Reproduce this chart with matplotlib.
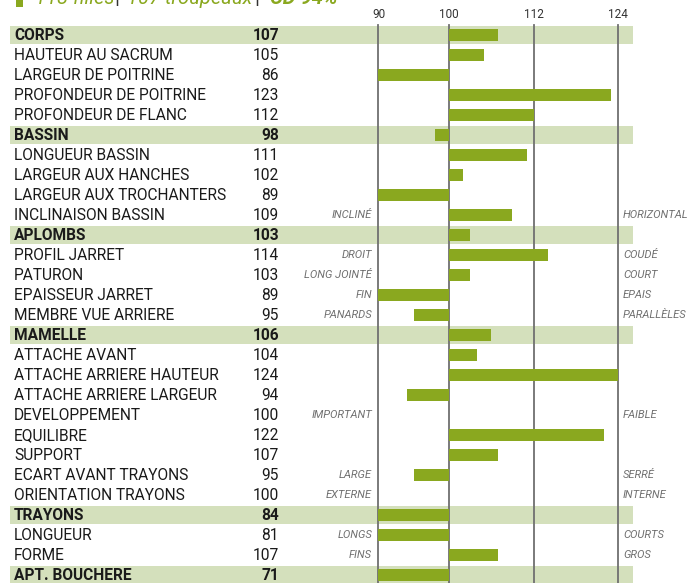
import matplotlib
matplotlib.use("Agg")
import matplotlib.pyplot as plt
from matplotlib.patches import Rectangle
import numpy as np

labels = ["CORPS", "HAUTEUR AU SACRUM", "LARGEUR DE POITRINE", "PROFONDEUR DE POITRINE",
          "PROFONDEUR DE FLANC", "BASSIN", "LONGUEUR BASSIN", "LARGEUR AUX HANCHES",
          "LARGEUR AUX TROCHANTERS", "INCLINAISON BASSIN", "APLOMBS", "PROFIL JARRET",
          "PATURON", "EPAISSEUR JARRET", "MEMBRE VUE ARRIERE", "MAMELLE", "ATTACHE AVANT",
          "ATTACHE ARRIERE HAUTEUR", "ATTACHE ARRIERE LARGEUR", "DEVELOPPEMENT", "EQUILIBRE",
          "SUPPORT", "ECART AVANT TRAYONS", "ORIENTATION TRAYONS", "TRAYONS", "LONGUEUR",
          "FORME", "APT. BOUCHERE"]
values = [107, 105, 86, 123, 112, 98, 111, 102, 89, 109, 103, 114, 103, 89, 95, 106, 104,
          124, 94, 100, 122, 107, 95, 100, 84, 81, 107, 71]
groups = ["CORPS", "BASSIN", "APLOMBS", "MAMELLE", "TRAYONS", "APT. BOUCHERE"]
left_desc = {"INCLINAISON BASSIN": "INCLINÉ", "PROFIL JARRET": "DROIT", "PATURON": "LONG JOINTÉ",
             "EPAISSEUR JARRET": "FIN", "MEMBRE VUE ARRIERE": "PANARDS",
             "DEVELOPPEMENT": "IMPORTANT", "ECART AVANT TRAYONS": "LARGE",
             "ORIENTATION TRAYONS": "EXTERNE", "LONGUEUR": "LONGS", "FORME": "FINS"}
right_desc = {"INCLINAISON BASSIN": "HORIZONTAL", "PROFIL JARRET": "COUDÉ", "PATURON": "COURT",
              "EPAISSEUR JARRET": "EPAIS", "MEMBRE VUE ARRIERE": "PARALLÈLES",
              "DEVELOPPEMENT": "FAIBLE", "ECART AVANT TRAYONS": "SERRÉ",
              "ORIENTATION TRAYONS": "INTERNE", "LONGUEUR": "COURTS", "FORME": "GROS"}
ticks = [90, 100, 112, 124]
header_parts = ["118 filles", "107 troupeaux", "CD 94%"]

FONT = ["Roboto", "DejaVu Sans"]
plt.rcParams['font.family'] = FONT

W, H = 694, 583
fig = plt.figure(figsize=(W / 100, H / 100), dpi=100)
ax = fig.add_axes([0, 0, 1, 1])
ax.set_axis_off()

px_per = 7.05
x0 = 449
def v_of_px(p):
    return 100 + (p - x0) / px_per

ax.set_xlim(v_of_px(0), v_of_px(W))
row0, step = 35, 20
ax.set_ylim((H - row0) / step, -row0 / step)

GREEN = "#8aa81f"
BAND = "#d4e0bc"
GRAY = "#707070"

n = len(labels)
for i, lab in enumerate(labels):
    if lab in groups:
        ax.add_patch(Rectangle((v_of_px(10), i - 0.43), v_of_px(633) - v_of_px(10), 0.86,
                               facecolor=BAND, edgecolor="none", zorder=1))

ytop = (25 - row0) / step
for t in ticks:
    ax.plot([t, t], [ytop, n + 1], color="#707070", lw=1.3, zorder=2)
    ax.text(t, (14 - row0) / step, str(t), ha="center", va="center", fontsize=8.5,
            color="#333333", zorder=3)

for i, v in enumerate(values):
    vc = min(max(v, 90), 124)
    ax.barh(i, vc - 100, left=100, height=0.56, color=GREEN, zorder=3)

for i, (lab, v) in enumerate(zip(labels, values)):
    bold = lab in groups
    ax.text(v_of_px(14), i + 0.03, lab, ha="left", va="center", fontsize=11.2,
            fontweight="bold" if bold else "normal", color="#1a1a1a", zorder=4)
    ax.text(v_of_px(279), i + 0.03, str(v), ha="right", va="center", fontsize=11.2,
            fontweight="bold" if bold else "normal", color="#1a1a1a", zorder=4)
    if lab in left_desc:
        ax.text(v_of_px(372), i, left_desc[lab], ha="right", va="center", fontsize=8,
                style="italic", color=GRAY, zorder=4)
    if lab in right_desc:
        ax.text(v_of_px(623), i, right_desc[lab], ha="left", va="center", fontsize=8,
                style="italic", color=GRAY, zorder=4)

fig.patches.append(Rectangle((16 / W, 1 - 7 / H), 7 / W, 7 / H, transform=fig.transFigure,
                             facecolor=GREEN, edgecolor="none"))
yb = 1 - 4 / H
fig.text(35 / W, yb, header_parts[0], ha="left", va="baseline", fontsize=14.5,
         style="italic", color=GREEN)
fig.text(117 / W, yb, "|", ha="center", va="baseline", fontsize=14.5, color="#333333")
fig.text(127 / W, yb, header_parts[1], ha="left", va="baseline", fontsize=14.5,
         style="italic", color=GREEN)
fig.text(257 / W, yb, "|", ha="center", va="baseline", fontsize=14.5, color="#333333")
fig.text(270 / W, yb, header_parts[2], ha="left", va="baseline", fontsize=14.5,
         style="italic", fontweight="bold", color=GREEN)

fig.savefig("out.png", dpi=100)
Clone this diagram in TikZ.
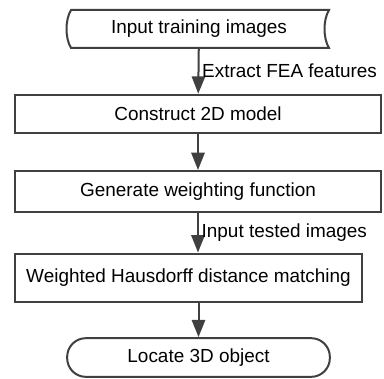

========================================

◆ Your instructions:
Show every line above in which the word "this" occurs.

◆ Written response:
Reproduce this chart with matplotlib.
Clone this diagram in TikZ.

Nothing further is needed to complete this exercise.